------ DATA EXCERPTS

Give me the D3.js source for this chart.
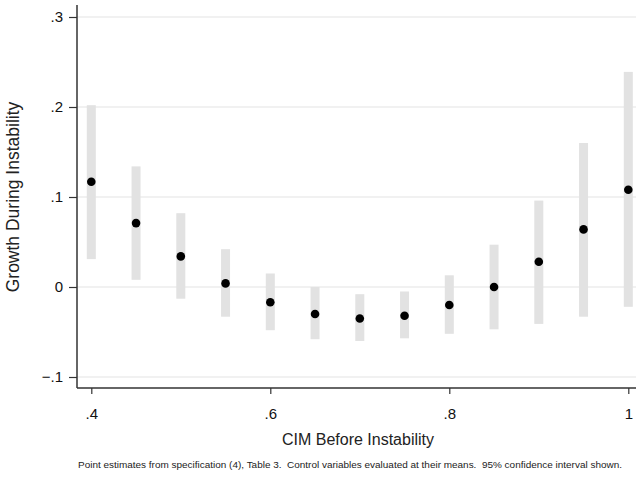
<!DOCTYPE html>
<html>
<head>
<meta charset="utf-8">
<script src="https://cdn.jsdelivr.net/npm/d3@7"></script>
<style>
  body { margin: 0; background: #fff; }
  svg { display: block; font-family: "Liberation Sans", Arial, sans-serif; }
</style>
</head>
<body>
<svg id="chart" width="636" height="477"></svg>
<script>
"use strict";

// CIM levels where the marginal effect was evaluated
var cim = [0.40, 0.45, 0.50, 0.55, 0.60, 0.65, 0.70, 0.75, 0.80, 0.85, 0.90, 0.95, 1.00];
// point estimates
var estimate = [0.117, 0.071, 0.034, 0.004, -0.017, -0.030, -0.035, -0.032, -0.020, 0.000, 0.028, 0.064, 0.108];
// 95% confidence bounds
var ciLow = [0.031, 0.008, -0.013, -0.033, -0.048, -0.058, -0.060, -0.057, -0.052, -0.047, -0.041, -0.033, -0.022];
var ciHigh = [0.202, 0.134, 0.082, 0.042, 0.015, 0.000, -0.008, -0.005, 0.013, 0.047, 0.096, 0.160, 0.239];

var xTicks = [0.4, 0.6, 0.8, 1.0];
var xTickLabels = [".4", ".6", ".8", "1"];
var yTicks = [-0.1, 0, 0.1, 0.2, 0.3];
var yTickLabels = ["\u2212.1", "0", ".1", ".2", ".3"];

var svg = d3.select('#chart');

// plot area edges (axis lines)
var plotLeft = 77, plotRight = 636, plotTop = 5, plotBottom = 388;

var x = d3.scaleLinear().domain([0.4, 1.0]).range([91.3, 628.3]);
var y = d3.scaleLinear().domain([-0.1, 0.3]).range([377, 17]);

// gridlines
svg.append('g')
  .selectAll('line')
  .data(yTicks)
  .enter()
  .append('line')
  .attr('x1', plotLeft)
  .attr('x2', plotRight)
  .attr('y1', d => y(d))
  .attr('y2', d => y(d))
  .attr('stroke', '#ececec')
  .attr('stroke-width', 1.5);

var pts = cim.map((c, i) => ({ x: c, est: estimate[i], lo: ciLow[i], hi: ciHigh[i] }));

// confidence intervals as thick light bars
svg.append('g')
  .selectAll('rect')
  .data(pts)
  .enter()
  .append('rect')
  .attr('x', d => x(d.x) - 4.5)
  .attr('width', 9)
  .attr('y', d => y(d.hi))
  .attr('height', d => y(d.lo) - y(d.hi))
  .attr('fill', '#e2e2e2');

// point estimates
svg.append('g')
  .selectAll('circle')
  .data(pts)
  .enter()
  .append('circle')
  .attr('cx', d => x(d.x))
  .attr('cy', d => y(d.est))
  .attr('r', 4.3)
  .attr('fill', '#000');

// y axis
var yAxis = d3.axisLeft(y)
  .tickValues(yTicks)
  .tickSize(8)
  .tickPadding(6)
  .tickFormat((d, i) => yTickLabels[i]);

var gy = svg.append('g')
  .attr('transform', 'translate(' + plotLeft + ',0)')
  .call(yAxis);
gy.select('.domain').remove();
gy.append('line')
  .attr('x1', 0).attr('x2', 0)
  .attr('y1', plotTop).attr('y2', plotBottom)
  .attr('stroke', '#333')
  .attr('stroke-width', 1.5);
gy.selectAll('.tick line').attr('stroke', '#333').attr('stroke-width', 1.2);
gy.selectAll('.tick text')
  .attr('font-size', 15)
  .attr('fill', '#111')
  .attr('font-family', '"Liberation Sans", Arial, sans-serif');

// x axis
var xAxis = d3.axisBottom(x)
  .tickValues(xTicks)
  .tickSize(6)
  .tickPadding(14)
  .tickFormat((d, i) => xTickLabels[i]);

var gx = svg.append('g')
  .attr('transform', 'translate(0,' + plotBottom + ')')
  .call(xAxis);
gx.select('.domain').remove();
gx.append('line')
  .attr('x1', plotLeft).attr('x2', plotRight)
  .attr('y1', 0).attr('y2', 0)
  .attr('stroke', '#333')
  .attr('stroke-width', 1.5);
gx.selectAll('.tick line').attr('stroke', '#333').attr('stroke-width', 1.2);
gx.selectAll('.tick text')
  .attr('font-size', 15)
  .attr('fill', '#111')
  .attr('font-family', '"Liberation Sans", Arial, sans-serif');

// axis titles
svg.append('text')
  .attr('transform', 'translate(19,' + y(0.1) + ') rotate(-90)')
  .attr('text-anchor', 'middle')
  .attr('font-size', 17.5)
  .attr('fill', '#222')
  .text('Growth During Instability');

svg.append('text')
  .attr('x', 358)
  .attr('y', 445)
  .attr('text-anchor', 'middle')
  .attr('font-size', 16)
  .attr('fill', '#222')
  .text('CIM Before Instability');

// note
svg.append('text')
  .attr('x', 350)
  .attr('y', 468)
  .attr('text-anchor', 'middle')
  .attr('font-size', 9.3)
  .attr('textLength', 544)
  .attr('lengthAdjust', 'spacingAndGlyphs')
  .attr('fill', '#222')
  .style('white-space', 'pre')
  .text('Point estimates from specification (4), Table 3.  Control variables evaluated at their means.  95% confidence interval shown.');
</script>
</body>
</html>
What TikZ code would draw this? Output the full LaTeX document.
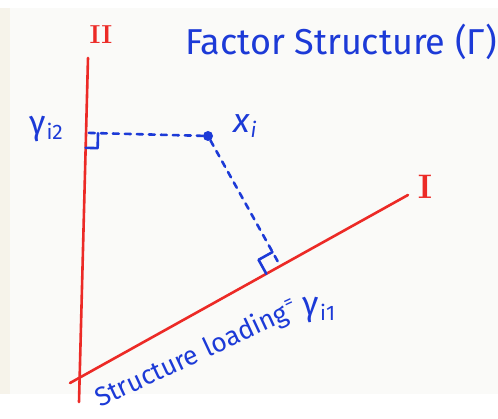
\documentclass[tikz,border=0pt]{standalone}
\usepackage{fontspec}
\usetikzlibrary{calc}
\newfontfamily\hand{Fira Sans}
\definecolor{ink}{RGB}{28,58,215}
\definecolor{redink}{RGB}{236,42,38}
\definecolor{paper}{RGB}{250,250,248}
\definecolor{strip}{RGB}{246,243,234}
\newcommand\symsub[2]{{\fontsize{34}{36}\selectfont #1}\kern1pt\raisebox{-5pt}{\fontsize{21}{22}\selectfont #2}}
\begin{document}
\begin{tikzpicture}[x=1pt,y=-1pt,
  axis/.style={draw=redink,line width=2.6pt,line cap=round},
  proj/.style={draw=ink,line width=2.6pt,dash pattern=on 6pt off 6pt,line cap=round},
  rmark/.style={draw=ink,line width=2.6pt,line cap=round,line join=round},
  bluelbl/.style={text=ink,font=\hand\fontsize{25}{27}\selectfont,inner sep=0pt},
  slant/.style={bluelbl,font=\hand\fontsize{26.5}{28}\selectfont,rotate=25},
  redlbl/.style={text=redink,font=\bfseries\fontsize{26}{28}\selectfont,inner sep=0pt}]
\useasboundingbox (0,0) rectangle (498,419);
\fill[white] (0,0) rectangle (498,419);
\fill[paper] (10,8) rectangle (498,394);
\fill[strip] (0,8) rectangle (10,394);
% axes
\coordinate (IIt) at (88,58);
\coordinate (IIb) at (79,402);
\coordinate (It) at (408,195);
\coordinate (Ib) at (70,383);
\draw[axis] (IIb) -- (IIt);
\draw[axis] (Ib) -- (It);
\node[redlbl] (labII) at (101,35) {II};
\node[redlbl,font=\bfseries\fontsize{34}{36}\selectfont] (labI) at (425,187) {I};
% point
\node[circle,fill=ink,inner sep=0pt,minimum size=10pt] (xi) at (208,136) {};
\node[bluelbl] (xilbl) at (245,126) {\symsub{\itshape x}{\itshape i}};
% feet of perpendiculars
\coordinate (F2) at ($(IIb)!(xi)!(IIt)$);
\coordinate (F1) at ($(Ib)!(xi)!(It)$);
\draw[proj] (xi) -- (F2);
\draw[proj] (xi) -- (F1);
% right angle marks
\coordinate (A2) at ($(F2)!15pt!(IIb)$);
\coordinate (C2) at ($(F2)!12pt!(xi)$);
\draw[rmark] (A2) -- ($(A2)+(C2)-(F2)$) -- (C2);
\coordinate (A1) at ($(F1)!16pt!(Ib)$);
\coordinate (C1) at ($(F1)!16pt!(xi)$);
\draw[rmark] (A1) -- ($(A1)+(C1)-(F1)$) -- (C1);
% labels
\node[bluelbl] (g2) at (46,129) {\symsub{γ}{i2}};
\node[bluelbl,font=\hand\fontsize{36}{38}\selectfont] (title) at (341,42) {Factor Structure (Γ)};
\node[slant,anchor=base west] (st) at (100,408) {Structure};
\node[slant,anchor=base west] (ld) at ([shift={(25:8pt)}]st.base east) {loading};
\node[bluelbl,rotate=25,font=\hand\fontsize{18}{18}\selectfont] (eq) at (289,304) {=};
\node[bluelbl] (g1) at (319,310) {\symsub{γ}{i1}};
\end{tikzpicture}
\end{document}
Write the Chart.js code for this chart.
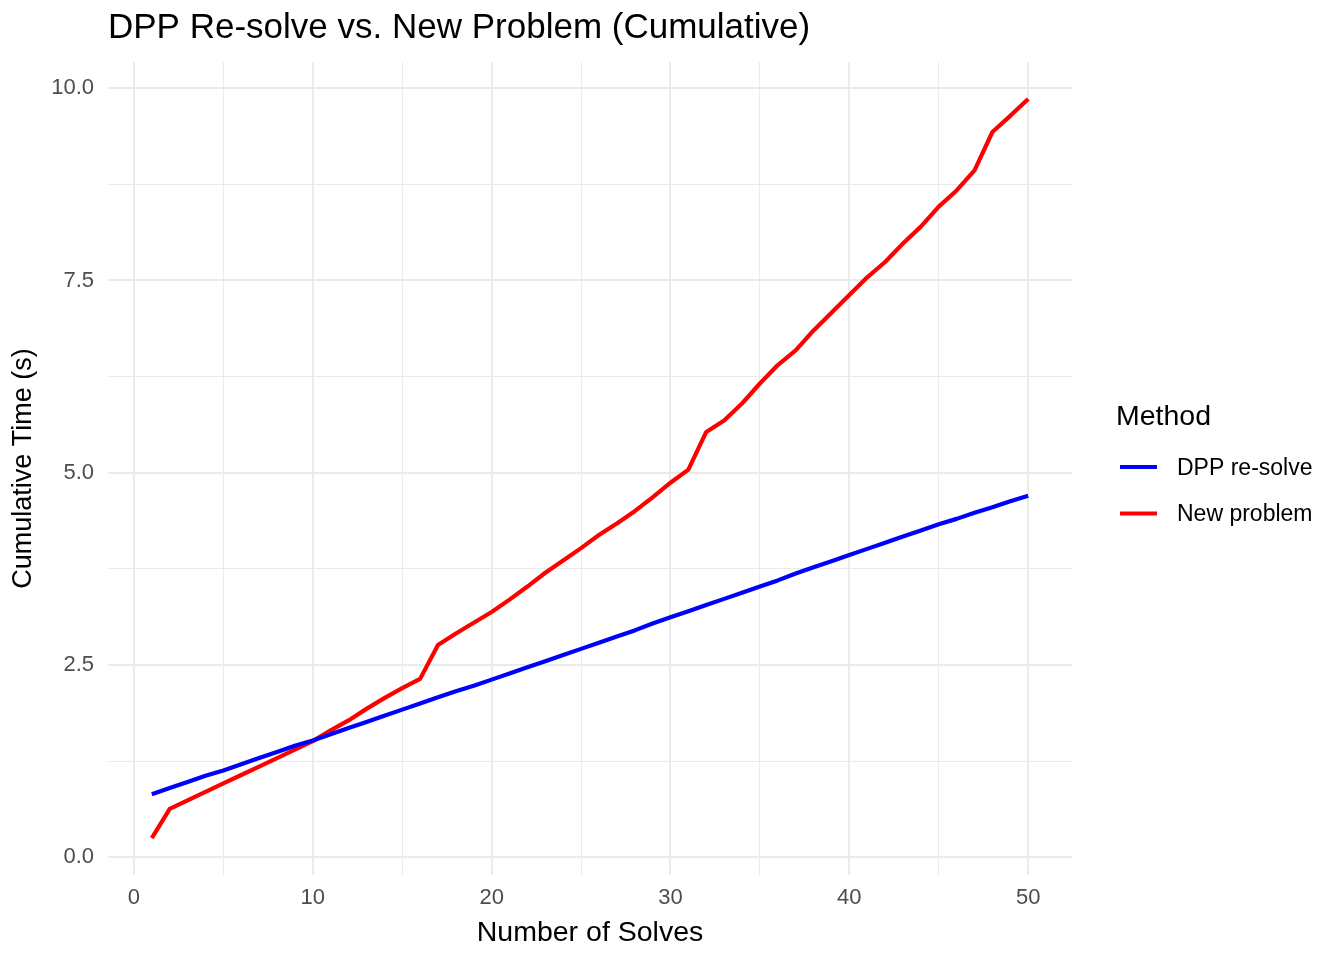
<!DOCTYPE html>
<html>
<head>
<meta charset="utf-8">
<title>DPP Re-solve vs. New Problem (Cumulative)</title>
<script src="https://cdn.jsdelivr.net/npm/chart.js@4.4.0/dist/chart.umd.min.js"></script>
<style>
    html, body { margin: 0; padding: 0; background: #ffffff; }
    #wrap { width: 1344px; height: 960px; position: relative; }
</style>
</head>
<body>
<div id="wrap"><canvas id="cumChart"></canvas></div>
<script>
// Dados
const solves = [1, 2, 3, 4, 5, 6, 7, 8, 9, 10,
    11, 12, 13, 14, 15, 16, 17, 18, 19, 20,
    21, 22, 23, 24, 25, 26, 27, 28, 29, 30,
    31, 32, 33, 34, 35, 36, 37, 38, 39, 40,
    41, 42, 43, 44, 45, 46, 47, 48, 49, 50];

const dppResolve = [0.82, 0.90, 0.98, 1.06, 1.13, 1.21, 1.29, 1.37, 1.45, 1.52,
    1.60, 1.68, 1.76, 1.84, 1.92, 2.00, 2.08, 2.16, 2.23, 2.31,
    2.39, 2.47, 2.55, 2.63, 2.71, 2.79, 2.87, 2.95, 3.04, 3.12,
    3.20, 3.28, 3.36, 3.44, 3.52, 3.60, 3.69, 3.77, 3.85, 3.93,
    4.01, 4.09, 4.17, 4.25, 4.33, 4.40, 4.48, 4.55, 4.63, 4.70];

const newProblem = [0.25, 0.63, 0.74, 0.85, 0.96, 1.07, 1.18, 1.29, 1.40, 1.51,
    1.65, 1.78, 1.93, 2.07, 2.20, 2.32, 2.76, 2.91, 3.05, 3.19,
    3.35, 3.52, 3.70, 3.86, 4.02, 4.19, 4.34, 4.50, 4.68, 4.87,
    5.04, 5.53, 5.68, 5.90, 6.16, 6.40, 6.59, 6.85, 7.08, 7.31,
    7.54, 7.74, 7.98, 8.20, 8.46, 8.67, 8.93, 9.43, 9.64, 9.86];

const seriesNames = ['DPP re-solve', 'New problem'];
const seriesColors = ['#0000FF', '#FF0000'];
const xTicks = [0, 5, 10, 15, 20, 25, 30, 35, 40, 45, 50];
const yTicks = [0, 1.25, 2.5, 3.75, 5, 6.25, 7.5, 8.75, 10];

const chartTitle = 'DPP Re-solve vs. New Problem (Cumulative)';
const legendTitle = 'Method';

const FONT = '"Liberation Sans", Arial, Helvetica, sans-serif';
const GRID = '#EBEBEB';

function toPoints(values) {
    return solves.map(function(s, i) { return { x: s, y: values[i] }; });
}

// Título e legenda desenhados à mão, para ficarem no lugar do ggplot
const ggDecor = {
    id: 'ggDecor',
    afterDraw: function(chart) {
        const c = chart.ctx;
        const area = chart.chartArea;
        c.save();
        c.fillStyle = '#000000';
        c.textBaseline = 'middle';
        c.textAlign = 'left';
        c.font = '35px ' + FONT;
        c.fillText(chartTitle, area.left, 28);

        // legenda
        const lx = area.right + 44;
        c.font = '28.5px ' + FONT;
        c.fillText(legendTitle, lx, 417);
        c.font = '23px ' + FONT;
        chart.data.datasets.forEach(function(ds, i) {
            const y = 467 + i * 46.5;
            c.strokeStyle = ds.borderColor;
            c.lineWidth = 4;
            c.beginPath();
            c.moveTo(lx + 4, y);
            c.lineTo(lx + 41, y);
            c.stroke();
            c.fillText(ds.label, lx + 61, y + 1.5);
        });
        c.restore();
    }
};

document.addEventListener('DOMContentLoaded', function() {
    const ctx = document.getElementById('cumChart');

    new Chart(ctx, {
        type: 'line',
        data: {
            datasets: [
                {
                    label: seriesNames[0],
                    data: toPoints(dppResolve),
                    borderColor: seriesColors[0],
                    backgroundColor: seriesColors[0],
                    borderWidth: 4.2,
                    pointRadius: 0,
                    tension: 0,
                    borderJoinStyle: 'round',
                    fill: false
                },
                {
                    label: seriesNames[1],
                    data: toPoints(newProblem),
                    borderColor: seriesColors[1],
                    backgroundColor: seriesColors[1],
                    borderWidth: 4.2,
                    pointRadius: 0,
                    tension: 0,
                    borderJoinStyle: 'round',
                    fill: false
                }
            ]
        },
        options: {
            responsive: true,
            maintainAspectRatio: false,
            animation: false,
            layout: {
                padding: { top: 62, right: 272, left: 0, bottom: 0 }
            },
            scales: {
                x: {
                    type: 'linear',
                    min: -1.45,
                    max: 52.45,
                    afterBuildTicks: function(scale) {
                        scale.ticks = xTicks.map(function(v) { return { value: v }; });
                    },
                    afterFit: function(scale) { scale.height = 85; },
                    border: { display: false },
                    grid: {
                        color: GRID,
                        drawTicks: false,
                        lineWidth: function(c) {
                            return (c.tick && c.tick.value % 10 === 0) ? 2 : 1;
                        }
                    },
                    ticks: {
                        padding: 10,
                        color: '#4D4D4D',
                        font: { family: FONT, size: 22 },
                        maxRotation: 0,
                        autoSkip: false,
                        callback: function(v) { return v % 10 === 0 ? String(v) : ''; }
                    },
                    title: {
                        display: true,
                        text: 'Number of Solves',
                        color: '#000000',
                        font: { family: FONT, size: 28.5 },
                        padding: { top: 0, bottom: 10 }
                    }
                },
                y: {
                    type: 'linear',
                    min: -0.23,
                    max: 10.34,
                    afterBuildTicks: function(scale) {
                        scale.ticks = yTicks.map(function(v) { return { value: v }; });
                    },
                    afterFit: function(scale) { scale.width = 108; },
                    border: { display: false },
                    grid: {
                        color: GRID,
                        drawTicks: false,
                        lineWidth: function(c) {
                            return (c.tick && c.tick.value % 2.5 === 0) ? 2 : 1;
                        }
                    },
                    ticks: {
                        padding: 14,
                        color: '#4D4D4D',
                        font: { family: FONT, size: 22 },
                        autoSkip: false,
                        callback: function(v) { return v % 2.5 === 0 ? v.toFixed(1) : ''; }
                    },
                    title: {
                        display: true,
                        text: 'Cumulative Time (s)',
                        color: '#000000',
                        font: { family: FONT, size: 27 },
                        padding: { top: 7, bottom: 0 }
                    }
                }
            },
            plugins: {
                legend: { display: false },
                title: { display: false },
                tooltip: { enabled: false }
            }
        },
        plugins: [ggDecor]
    });
});
</script>
</body>
</html>
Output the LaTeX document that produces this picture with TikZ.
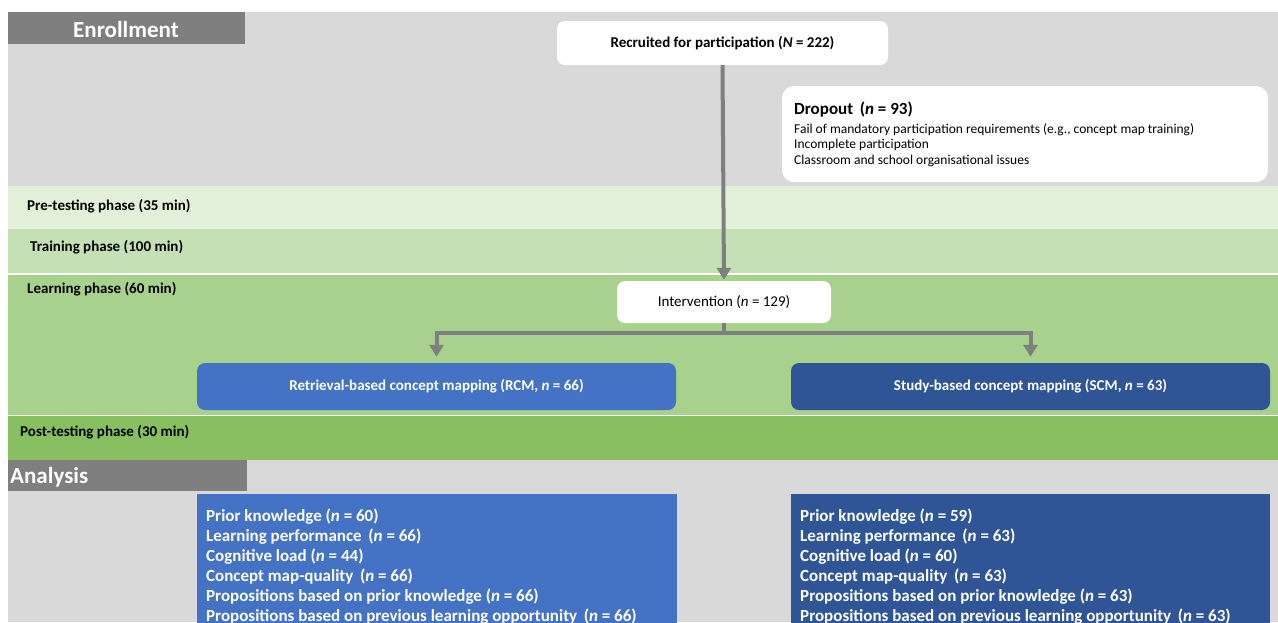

------------

| WORK TO DO |
All lines in the data that contain the word "this" should be copied.

| WORKED SOLUTION |
Give me the D3.js source for this chart.
What TikZ code would draw this? Output the full LaTeX document.
Write the Chart.js code for this chart.
Output the LaTeX document that produces this picture with TikZ.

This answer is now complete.